Hi all, my buddy has implemented A* so I'm able to use it for my agents. As we tested it, we learned that we've very much underestimated the search time. Problem is, what we use very large geo-data maps, probably a lot larger that in most computer games. Now we're assessing different ideas how to deal with that situation: - The algorithm that calculates the search grid for our geographic maps can be adjusted to create different resolutions. Maybe we can pre-calculate a number of search grids in different resolutions and than use them in dependency to the asked start-goal distance. So a request works in several levels. for example 1. ask start->goal (very far) -> get very coarse-grained way points A from the most coarse-grained grid 2. ask start->A1 (not so far any more) -> get better grained way points B 3. ask start->B1 (local route) -> get fine grained way points C 4. move start->C1 ... Cend 5. get new C from B1->B2 6. move from B1->C1...Cend ...end so on. Would you do it that way, are are there better methods out there? Thank you in advance!

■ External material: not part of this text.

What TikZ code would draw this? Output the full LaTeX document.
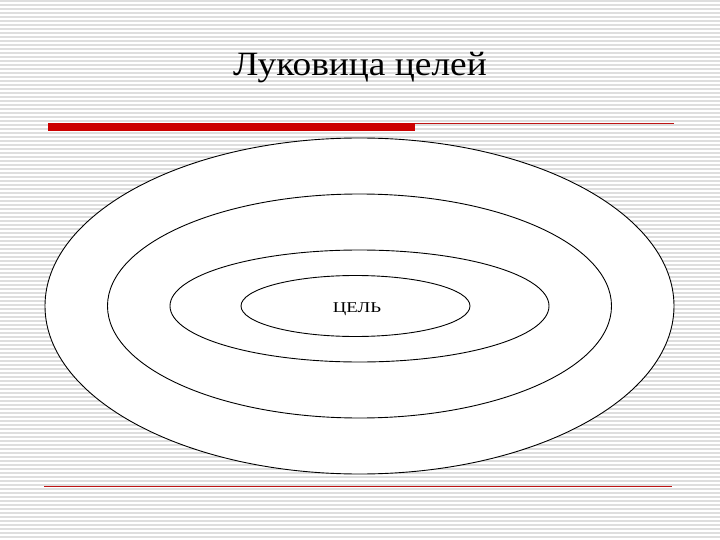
\documentclass[tikz,border=0pt]{standalone}
\usepackage{fontspec}
\setmainfont{Liberation Serif}
\begin{document}
\begin{tikzpicture}[x=1pt,y=-1pt,
  stripe/.style={draw={rgb,255:red,222;green,222;blue,222},line width=1.6pt},
  ring/.style={draw=black,line width=0.9pt,fill=white},
  redbar/.style={fill={rgb,255:red,204;green,0;blue,0}},
  redline/.style={draw={rgb,255:red,190;green,20;blue,20},line width=0.9pt}]
\useasboundingbox (0,0) rectangle (720,540);
\fill[white] (0,0) rectangle (720,540);
\foreach \i in {0,...,134} {\draw[stripe] (0,\i*4+1) -- (720,\i*4+1);}
\node[font=\fontsize{34}{40}\selectfont,anchor=base,xscale=1.1] (title) at (360,76) {Луковица целей};
\fill[redbar] (48,123) rectangle (415,131.5);
\coordinate (ra) at (415,123.5);
\coordinate (rb) at (674,123.5);
\draw[redline] (ra) -- (rb);
\draw[ring] (359.5,306) ellipse [x radius=314.5, y radius=168];
\draw[ring] (359.5,306) ellipse [x radius=252, y radius=112];
\draw[ring] (359.5,306) ellipse [x radius=189.5, y radius=56];
\draw[ring] (355.5,306) ellipse [x radius=114.5, y radius=30.5];
\node[font=\fontsize{15}{17}\selectfont,anchor=base,xscale=1.25] (goal) at (357,312) {ЦЕЛЬ};
\coordinate (ba) at (44,486.5);
\coordinate (bb) at (672,486.5);
\draw[redline] (ba) -- (bb);
\end{tikzpicture}
\end{document}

You are right. A* is really slow for large search spaces. I recommend you to check out HPA* (Hierarchical PAthfinding A*).

This is IMO quite nice presentation to start with:
http://www.cs.ualberta.ca/~bulitko/F06/presentations/2006-09-29-ML.pdf

otherwise use google, there are tons of links.

MaR

You could create an illusion of a fast pathfinding method in three easy steps

1. Create a quick path, which is just a straight line from the start point to the finish point. Have your agents stroll down this path.

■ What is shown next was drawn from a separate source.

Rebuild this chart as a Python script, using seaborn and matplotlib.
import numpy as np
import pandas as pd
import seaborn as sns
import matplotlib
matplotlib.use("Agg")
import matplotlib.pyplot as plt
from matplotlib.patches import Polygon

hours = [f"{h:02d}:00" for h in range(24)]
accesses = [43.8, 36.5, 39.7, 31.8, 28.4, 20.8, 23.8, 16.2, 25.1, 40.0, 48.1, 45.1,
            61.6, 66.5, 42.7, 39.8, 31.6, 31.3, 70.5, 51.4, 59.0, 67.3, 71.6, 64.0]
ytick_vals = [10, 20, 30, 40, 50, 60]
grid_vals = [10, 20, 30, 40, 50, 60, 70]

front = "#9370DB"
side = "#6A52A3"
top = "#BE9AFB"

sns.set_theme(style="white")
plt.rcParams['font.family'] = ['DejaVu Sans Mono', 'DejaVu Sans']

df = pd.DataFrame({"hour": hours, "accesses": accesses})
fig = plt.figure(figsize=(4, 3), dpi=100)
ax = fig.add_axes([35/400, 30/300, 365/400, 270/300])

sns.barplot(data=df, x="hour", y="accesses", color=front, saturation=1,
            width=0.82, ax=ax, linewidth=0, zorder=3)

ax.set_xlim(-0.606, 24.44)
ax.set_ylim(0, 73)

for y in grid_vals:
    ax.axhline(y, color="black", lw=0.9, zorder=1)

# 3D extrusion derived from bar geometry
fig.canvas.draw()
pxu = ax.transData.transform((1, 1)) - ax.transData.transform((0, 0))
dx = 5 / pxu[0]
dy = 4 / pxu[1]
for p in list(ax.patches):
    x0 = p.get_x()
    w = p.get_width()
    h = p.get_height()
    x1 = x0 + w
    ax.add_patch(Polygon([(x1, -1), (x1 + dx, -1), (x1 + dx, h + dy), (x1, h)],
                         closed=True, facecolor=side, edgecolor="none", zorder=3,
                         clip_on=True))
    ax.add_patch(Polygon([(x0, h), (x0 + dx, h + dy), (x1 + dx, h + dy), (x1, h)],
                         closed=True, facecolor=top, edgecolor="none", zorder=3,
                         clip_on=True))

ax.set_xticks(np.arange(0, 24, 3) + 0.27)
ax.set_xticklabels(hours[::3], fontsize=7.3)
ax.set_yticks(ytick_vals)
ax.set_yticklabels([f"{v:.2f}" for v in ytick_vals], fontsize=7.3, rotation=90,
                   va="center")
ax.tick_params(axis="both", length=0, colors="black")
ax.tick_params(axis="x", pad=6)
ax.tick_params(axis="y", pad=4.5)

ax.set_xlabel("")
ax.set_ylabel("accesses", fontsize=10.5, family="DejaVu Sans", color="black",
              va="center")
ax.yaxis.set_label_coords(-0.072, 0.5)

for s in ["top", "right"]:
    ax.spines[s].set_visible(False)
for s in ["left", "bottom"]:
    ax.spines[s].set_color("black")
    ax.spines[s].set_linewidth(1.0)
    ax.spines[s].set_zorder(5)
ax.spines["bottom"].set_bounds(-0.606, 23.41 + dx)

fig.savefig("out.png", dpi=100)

2. Pick an arbitrary point along this quick path, and calculate your A* path from that point to the finish point.

3. When the A* calulation is complete, have your agent move off the quick path and intercept the A* path.

I believe this method was used in the Empire Earth games.

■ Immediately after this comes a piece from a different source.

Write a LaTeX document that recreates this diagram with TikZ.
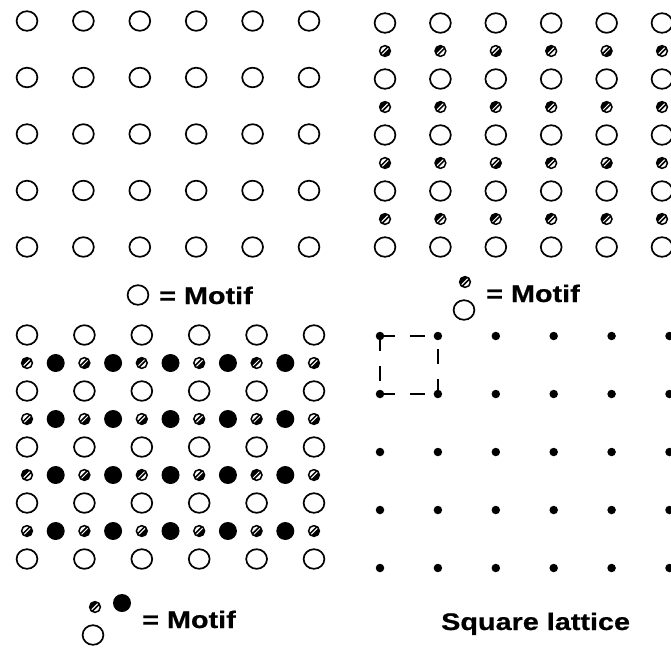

Thank you. That HPA* seems to be the generalized approach of the thing I head in mind.

The approach with moving a straight path until A* has finished has three problems I see so far:
1. It's possible to run in all kinds of obstacles: driving my tank under water or moving my scout direct in front of a group of enemy tanks
2. the cpu is, in opposite to the HPA* approach under heavy load
3. It's hard to predict how far away that "interception point" should be

do you know how this problems was solved in the games you mentioned?

Hi there,

what it is usually done when dealing with very large area is to make it hierarchical, as it was previously pointed out. Debate is about how to make the higher level. A good approach is to work at the high level using a topological map, and then to run A* between topological areas. This has a good tradeoff between precision and workload.

Another consideration: for games, pathfinding is usually suboptimal. I.e., you can precompute good portions of your paths. Then, using steering behaviors, you can avoid sudden obstacles...

Regards,

Thanks JohnRuin.

The agents I'm doing are not fully autonomous acting, so a partly precomputed path is unapparent.
Rather users assign mission scripts to them (Go to A and wait for enemies. At time x go to B. If you see enemies of class low, attack them, else flee. If you run out of supply go to C ... and so on) , and they have to fulfill that missions. So it's pretty impossible to predict there they can/should go at runtime.

That's fine.

Nonetheless, I think you could anyway plan the high level trajectories (i.e., go from area A to B, from B to C, ..., from M to N), and then compute at run time with A* the actual trajectories to perform the basis step (i.e., from A to B).

Yes, HPA* is definitely the way to go. (Wrote about it a few days ago ironically :-)
http://aigamedev.com/theory/near-optimal-hierarchical-pathfinding


As for your questions:

1. Try to avoid going into detailed pathfinding with A*. This is the biggest cost, so if you can avoid it, the search will be multiple orders of magnitude faster.
2. To do that, use procedural steering behaviors rather than detailed planning. Most obstacles can be approximated as convex polies, so reactive behaviors are fine.
3. Compute the path lazily, not entirely upfront. In dynamic worlds, the path is rarely used to the end anyway.


I hope that helps!

Give IDA* a try. Essentially, you perform a depth first search up to a certain level of depth. If you don't find your goal, you start over with a slightly increased depth maximum. Here's some pseudo-code:



I found that despite the fact that you're repeating the search during each iteration, I saw a massive speed up. For the domain I'm working in it increased the search speed by about 1000X. Seriously.

-Kirk

EDIT: By the way, use the same heuristics and scoring that you're using with A*. f() = g() + h() works the same.